EXERCISE MATERIALS:
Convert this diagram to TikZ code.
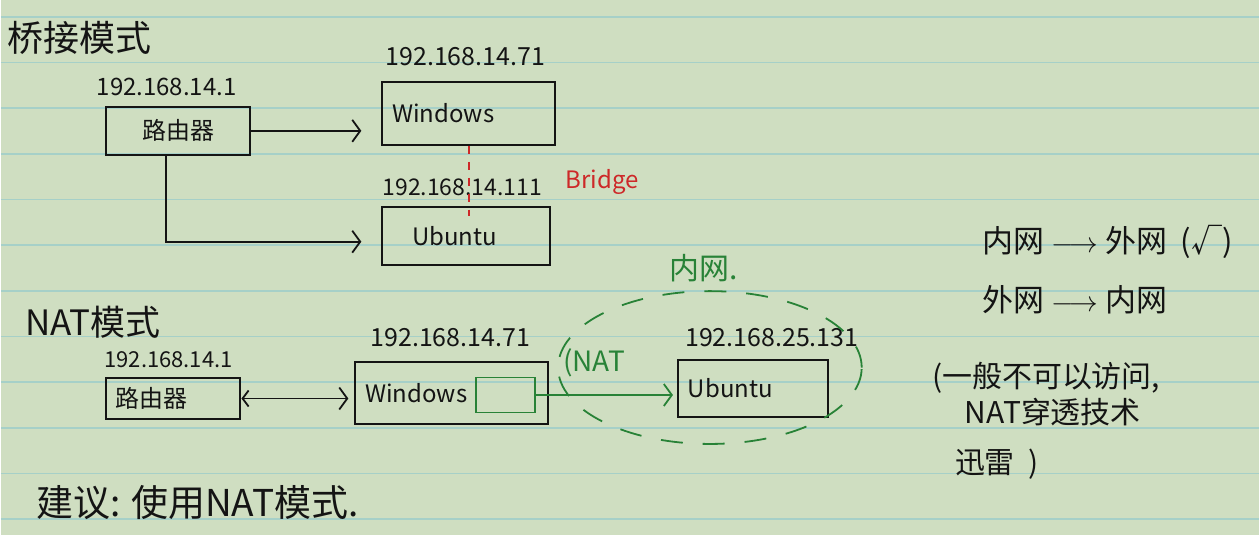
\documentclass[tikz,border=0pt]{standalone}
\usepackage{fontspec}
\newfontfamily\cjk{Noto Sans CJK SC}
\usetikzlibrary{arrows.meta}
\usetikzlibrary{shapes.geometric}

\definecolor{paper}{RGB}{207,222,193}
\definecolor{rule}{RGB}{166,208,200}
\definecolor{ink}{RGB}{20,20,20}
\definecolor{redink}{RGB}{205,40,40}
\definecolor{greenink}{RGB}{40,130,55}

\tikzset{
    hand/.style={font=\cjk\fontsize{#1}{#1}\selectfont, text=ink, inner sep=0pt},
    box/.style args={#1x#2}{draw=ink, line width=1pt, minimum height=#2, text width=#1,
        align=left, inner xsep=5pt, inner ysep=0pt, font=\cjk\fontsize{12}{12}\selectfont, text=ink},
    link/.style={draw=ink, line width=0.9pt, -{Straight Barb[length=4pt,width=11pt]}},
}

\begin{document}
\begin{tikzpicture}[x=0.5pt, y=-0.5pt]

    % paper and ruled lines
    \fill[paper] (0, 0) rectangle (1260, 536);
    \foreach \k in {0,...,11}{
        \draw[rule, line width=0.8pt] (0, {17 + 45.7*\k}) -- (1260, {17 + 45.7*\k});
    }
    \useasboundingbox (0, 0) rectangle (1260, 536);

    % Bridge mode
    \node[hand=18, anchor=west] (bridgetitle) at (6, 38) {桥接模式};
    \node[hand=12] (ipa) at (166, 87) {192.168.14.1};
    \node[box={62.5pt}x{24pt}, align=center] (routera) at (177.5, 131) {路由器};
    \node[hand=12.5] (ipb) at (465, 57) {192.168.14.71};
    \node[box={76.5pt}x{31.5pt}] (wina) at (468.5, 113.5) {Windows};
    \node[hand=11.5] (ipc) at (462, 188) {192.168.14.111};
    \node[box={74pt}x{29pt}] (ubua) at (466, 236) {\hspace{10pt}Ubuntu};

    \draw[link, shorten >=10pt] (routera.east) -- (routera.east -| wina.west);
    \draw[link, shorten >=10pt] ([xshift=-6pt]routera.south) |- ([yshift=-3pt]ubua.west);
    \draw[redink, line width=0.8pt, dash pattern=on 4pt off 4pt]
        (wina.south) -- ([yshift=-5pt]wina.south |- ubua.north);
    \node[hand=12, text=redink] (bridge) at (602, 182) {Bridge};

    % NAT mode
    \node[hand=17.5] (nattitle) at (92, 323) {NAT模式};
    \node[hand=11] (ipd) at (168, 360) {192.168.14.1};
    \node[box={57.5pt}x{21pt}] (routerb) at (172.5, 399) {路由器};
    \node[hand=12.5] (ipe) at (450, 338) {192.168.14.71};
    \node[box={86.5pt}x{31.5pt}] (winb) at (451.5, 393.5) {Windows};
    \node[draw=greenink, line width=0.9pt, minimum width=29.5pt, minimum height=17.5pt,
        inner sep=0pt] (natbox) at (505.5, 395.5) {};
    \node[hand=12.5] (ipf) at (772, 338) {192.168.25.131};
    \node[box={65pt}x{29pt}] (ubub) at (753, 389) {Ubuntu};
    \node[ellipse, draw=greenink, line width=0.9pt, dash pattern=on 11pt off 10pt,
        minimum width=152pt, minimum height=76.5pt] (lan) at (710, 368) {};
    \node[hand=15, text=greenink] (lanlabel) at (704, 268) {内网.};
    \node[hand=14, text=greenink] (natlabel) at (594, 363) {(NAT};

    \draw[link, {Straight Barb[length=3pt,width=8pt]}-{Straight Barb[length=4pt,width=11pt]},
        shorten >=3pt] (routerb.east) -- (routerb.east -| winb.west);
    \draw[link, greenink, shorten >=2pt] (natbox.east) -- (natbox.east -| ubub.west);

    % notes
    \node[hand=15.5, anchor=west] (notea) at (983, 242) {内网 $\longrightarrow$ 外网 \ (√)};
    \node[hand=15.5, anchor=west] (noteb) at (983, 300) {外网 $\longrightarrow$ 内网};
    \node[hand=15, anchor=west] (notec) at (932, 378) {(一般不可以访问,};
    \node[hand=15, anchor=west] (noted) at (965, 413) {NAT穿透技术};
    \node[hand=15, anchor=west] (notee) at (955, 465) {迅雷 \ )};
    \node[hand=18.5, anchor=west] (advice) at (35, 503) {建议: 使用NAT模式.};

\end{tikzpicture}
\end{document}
* * *
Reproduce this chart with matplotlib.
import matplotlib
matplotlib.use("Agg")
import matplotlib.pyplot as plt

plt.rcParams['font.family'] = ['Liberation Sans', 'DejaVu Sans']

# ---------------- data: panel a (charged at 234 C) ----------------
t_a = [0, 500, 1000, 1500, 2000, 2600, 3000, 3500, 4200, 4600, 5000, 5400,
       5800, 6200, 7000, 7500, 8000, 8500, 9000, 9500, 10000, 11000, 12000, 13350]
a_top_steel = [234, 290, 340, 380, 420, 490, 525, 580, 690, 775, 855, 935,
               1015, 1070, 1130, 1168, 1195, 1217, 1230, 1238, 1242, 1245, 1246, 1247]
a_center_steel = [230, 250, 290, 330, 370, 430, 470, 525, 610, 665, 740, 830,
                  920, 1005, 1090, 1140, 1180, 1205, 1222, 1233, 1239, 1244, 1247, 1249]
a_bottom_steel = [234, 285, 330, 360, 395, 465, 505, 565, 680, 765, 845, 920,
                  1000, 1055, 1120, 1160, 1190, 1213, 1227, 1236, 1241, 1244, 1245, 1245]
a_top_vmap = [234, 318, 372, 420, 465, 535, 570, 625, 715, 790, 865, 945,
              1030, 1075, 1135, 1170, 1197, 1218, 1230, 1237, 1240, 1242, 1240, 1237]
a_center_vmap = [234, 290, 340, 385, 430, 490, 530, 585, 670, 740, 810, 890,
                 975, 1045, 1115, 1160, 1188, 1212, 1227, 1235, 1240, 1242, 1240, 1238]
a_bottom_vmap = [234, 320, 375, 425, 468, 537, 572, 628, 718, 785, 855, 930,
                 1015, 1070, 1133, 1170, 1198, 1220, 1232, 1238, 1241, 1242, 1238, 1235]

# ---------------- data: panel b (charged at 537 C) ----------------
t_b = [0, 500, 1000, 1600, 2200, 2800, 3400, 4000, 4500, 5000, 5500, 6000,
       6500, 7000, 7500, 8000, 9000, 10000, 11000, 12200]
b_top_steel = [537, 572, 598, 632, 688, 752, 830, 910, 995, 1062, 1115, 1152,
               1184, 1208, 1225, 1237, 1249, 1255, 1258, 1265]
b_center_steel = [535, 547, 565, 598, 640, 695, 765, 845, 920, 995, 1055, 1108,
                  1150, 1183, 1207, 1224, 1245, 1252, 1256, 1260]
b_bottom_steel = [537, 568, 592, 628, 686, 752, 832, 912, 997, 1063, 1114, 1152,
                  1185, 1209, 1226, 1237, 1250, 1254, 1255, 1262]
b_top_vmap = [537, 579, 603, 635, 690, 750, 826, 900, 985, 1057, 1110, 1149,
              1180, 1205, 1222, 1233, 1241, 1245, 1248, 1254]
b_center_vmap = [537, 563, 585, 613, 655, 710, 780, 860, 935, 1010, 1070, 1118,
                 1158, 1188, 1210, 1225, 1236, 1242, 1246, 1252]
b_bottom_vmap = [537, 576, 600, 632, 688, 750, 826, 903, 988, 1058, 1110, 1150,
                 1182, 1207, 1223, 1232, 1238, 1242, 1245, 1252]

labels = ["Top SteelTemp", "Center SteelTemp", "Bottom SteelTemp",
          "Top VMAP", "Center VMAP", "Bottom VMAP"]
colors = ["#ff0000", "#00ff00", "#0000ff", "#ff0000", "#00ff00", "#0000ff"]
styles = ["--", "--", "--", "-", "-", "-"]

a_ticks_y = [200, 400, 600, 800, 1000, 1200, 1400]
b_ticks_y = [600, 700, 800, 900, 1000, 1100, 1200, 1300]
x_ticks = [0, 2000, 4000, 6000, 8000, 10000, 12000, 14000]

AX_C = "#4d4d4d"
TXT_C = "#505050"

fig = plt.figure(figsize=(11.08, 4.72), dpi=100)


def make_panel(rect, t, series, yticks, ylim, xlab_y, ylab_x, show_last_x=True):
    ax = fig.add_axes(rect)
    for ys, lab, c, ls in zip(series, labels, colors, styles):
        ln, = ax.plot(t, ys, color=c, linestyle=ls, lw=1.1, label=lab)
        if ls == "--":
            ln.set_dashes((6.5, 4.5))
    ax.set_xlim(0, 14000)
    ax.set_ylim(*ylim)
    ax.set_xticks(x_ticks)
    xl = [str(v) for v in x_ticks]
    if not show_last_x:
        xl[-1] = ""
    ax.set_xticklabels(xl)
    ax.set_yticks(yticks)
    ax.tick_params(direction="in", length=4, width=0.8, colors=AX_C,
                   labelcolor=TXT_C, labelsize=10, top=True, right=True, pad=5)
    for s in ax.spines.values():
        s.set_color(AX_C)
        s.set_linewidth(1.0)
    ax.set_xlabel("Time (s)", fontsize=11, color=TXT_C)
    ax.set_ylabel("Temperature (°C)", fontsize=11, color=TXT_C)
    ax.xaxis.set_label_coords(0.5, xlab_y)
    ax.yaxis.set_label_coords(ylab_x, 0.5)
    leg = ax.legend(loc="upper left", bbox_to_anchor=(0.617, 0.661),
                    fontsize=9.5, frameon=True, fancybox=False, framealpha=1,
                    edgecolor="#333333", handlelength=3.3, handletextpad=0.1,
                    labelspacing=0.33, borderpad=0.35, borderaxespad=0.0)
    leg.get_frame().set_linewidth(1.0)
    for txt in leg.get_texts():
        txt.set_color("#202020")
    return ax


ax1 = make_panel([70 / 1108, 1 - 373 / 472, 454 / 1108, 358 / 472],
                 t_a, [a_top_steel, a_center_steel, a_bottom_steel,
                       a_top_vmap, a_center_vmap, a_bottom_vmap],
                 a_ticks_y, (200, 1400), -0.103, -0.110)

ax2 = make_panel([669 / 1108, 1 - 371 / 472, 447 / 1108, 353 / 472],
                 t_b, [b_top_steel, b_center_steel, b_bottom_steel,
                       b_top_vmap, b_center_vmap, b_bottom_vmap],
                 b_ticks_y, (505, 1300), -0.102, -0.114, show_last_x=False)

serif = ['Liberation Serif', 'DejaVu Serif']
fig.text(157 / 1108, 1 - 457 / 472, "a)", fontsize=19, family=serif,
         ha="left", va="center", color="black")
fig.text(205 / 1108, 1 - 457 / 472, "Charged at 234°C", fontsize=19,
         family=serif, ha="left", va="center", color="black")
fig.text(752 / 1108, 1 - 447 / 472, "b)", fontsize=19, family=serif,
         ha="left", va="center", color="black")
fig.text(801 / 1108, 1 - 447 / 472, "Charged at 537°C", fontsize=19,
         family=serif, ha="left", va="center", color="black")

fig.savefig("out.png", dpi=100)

PROBLEM:
Print exactly the run of lines that starts at the line with "Reproduce this chart with matplotlib." and ends at the line with "plt.rcParams['font.family'] = ['Liberation". Leave out every other line.

CORRECT ANSWER:
Reproduce this chart with matplotlib.
import matplotlib
matplotlib.use("Agg")
import matplotlib.pyplot as plt

plt.rcParams['font.family'] = ['Liberation Sans', 'DejaVu Sans']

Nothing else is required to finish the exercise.